■ Your objective ■
All the data should be repeated exactly. Any image in it is left out.
---*---
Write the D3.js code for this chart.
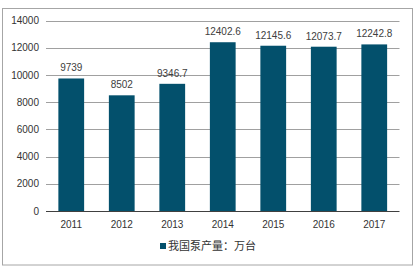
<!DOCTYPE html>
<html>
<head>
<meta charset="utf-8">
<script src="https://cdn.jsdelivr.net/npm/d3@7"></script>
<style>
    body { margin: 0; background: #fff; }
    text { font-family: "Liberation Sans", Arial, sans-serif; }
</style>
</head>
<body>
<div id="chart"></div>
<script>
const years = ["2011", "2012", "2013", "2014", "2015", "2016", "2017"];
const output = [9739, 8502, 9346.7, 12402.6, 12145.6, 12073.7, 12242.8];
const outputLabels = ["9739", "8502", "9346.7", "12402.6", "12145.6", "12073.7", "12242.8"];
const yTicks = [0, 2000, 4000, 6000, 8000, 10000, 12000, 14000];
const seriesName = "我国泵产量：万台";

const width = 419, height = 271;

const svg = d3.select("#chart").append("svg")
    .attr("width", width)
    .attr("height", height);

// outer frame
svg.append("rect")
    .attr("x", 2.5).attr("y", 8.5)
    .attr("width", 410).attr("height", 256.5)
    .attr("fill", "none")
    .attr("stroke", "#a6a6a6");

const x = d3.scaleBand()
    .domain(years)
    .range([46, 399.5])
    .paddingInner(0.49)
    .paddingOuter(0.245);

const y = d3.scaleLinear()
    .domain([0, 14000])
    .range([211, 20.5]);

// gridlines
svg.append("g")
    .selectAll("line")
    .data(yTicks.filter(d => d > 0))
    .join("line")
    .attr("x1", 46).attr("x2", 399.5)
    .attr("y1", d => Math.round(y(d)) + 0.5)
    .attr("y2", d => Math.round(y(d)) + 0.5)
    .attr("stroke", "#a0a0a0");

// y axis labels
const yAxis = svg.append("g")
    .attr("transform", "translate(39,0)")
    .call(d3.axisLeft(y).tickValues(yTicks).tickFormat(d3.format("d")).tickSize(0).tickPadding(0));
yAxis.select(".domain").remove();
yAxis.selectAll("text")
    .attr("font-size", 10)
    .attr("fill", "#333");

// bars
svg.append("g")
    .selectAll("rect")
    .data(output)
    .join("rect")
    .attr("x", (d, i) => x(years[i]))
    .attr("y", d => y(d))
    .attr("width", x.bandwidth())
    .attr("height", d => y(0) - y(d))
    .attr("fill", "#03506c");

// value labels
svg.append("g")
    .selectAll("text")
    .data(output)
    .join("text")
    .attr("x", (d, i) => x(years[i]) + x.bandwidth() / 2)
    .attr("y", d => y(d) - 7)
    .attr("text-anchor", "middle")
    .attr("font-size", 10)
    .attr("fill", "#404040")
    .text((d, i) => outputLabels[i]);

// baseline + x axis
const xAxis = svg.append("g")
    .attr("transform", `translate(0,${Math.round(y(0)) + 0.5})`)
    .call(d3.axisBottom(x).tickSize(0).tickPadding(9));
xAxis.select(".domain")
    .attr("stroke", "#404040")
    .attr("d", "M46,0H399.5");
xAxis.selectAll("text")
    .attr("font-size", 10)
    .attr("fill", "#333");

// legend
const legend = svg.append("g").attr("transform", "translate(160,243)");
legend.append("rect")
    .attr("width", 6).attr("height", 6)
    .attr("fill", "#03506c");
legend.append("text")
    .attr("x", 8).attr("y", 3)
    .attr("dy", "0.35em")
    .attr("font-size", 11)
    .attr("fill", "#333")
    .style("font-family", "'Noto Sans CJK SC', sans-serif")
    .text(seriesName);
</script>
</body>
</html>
---*---
■ Task answer ■
Write the D3.js code for this chart.
<!DOCTYPE html>
<html>
<head>
<meta charset="utf-8">
<script src="https://cdn.jsdelivr.net/npm/d3@7"></script>
<style>
    body { margin: 0; background: #fff; }
    text { font-family: "Liberation Sans", Arial, sans-serif; }
</style>
</head>
<body>
<div id="chart"></div>
<script>
const years = ["2011", "2012", "2013", "2014", "2015", "2016", "2017"];
const output = [9739, 8502, 9346.7, 12402.6, 12145.6, 12073.7, 12242.8];
const outputLabels = ["9739", "8502", "9346.7", "12402.6", "12145.6", "12073.7", "12242.8"];
const yTicks = [0, 2000, 4000, 6000, 8000, 10000, 12000, 14000];
const seriesName = "我国泵产量：万台";

const width = 419, height = 271;

const svg = d3.select("#chart").append("svg")
    .attr("width", width)
    .attr("height", height);

// outer frame
svg.append("rect")
    .attr("x", 2.5).attr("y", 8.5)
    .attr("width", 410).attr("height", 256.5)
    .attr("fill", "none")
    .attr("stroke", "#a6a6a6");

const x = d3.scaleBand()
    .domain(years)
    .range([46, 399.5])
    .paddingInner(0.49)
    .paddingOuter(0.245);

const y = d3.scaleLinear()
    .domain([0, 14000])
    .range([211, 20.5]);

// gridlines
svg.append("g")
    .selectAll("line")
    .data(yTicks.filter(d => d > 0))
    .join("line")
    .attr("x1", 46).attr("x2", 399.5)
    .attr("y1", d => Math.round(y(d)) + 0.5)
    .attr("y2", d => Math.round(y(d)) + 0.5)
    .attr("stroke", "#a0a0a0");

// y axis labels
const yAxis = svg.append("g")
    .attr("transform", "translate(39,0)")
    .call(d3.axisLeft(y).tickValues(yTicks).tickFormat(d3.format("d")).tickSize(0).tickPadding(0));
yAxis.select(".domain").remove();
yAxis.selectAll("text")
    .attr("font-size", 10)
    .attr("fill", "#333");

// bars
svg.append("g")
    .selectAll("rect")
    .data(output)
    .join("rect")
    .attr("x", (d, i) => x(years[i]))
    .attr("y", d => y(d))
    .attr("width", x.bandwidth())
    .attr("height", d => y(0) - y(d))
    .attr("fill", "#03506c");

// value labels
svg.append("g")
    .selectAll("text")
    .data(output)
    .join("text")
    .attr("x", (d, i) => x(years[i]) + x.bandwidth() / 2)
    .attr("y", d => y(d) - 7)
    .attr("text-anchor", "middle")
    .attr("font-size", 10)
    .attr("fill", "#404040")
    .text((d, i) => outputLabels[i]);

// baseline + x axis
const xAxis = svg.append("g")
    .attr("transform", `translate(0,${Math.round(y(0)) + 0.5})`)
    .call(d3.axisBottom(x).tickSize(0).tickPadding(9));
xAxis.select(".domain")
    .attr("stroke", "#404040")
    .attr("d", "M46,0H399.5");
xAxis.selectAll("text")
    .attr("font-size", 10)
    .attr("fill", "#333");

// legend
const legend = svg.append("g").attr("transform", "translate(160,243)");
legend.append("rect")
    .attr("width", 6).attr("height", 6)
    .attr("fill", "#03506c");
legend.append("text")
    .attr("x", 8).attr("y", 3)
    .attr("dy", "0.35em")
    .attr("font-size", 11)
    .attr("fill", "#333")
    .style("font-family", "'Noto Sans CJK SC', sans-serif")
    .text(seriesName);
</script>
</body>
</html>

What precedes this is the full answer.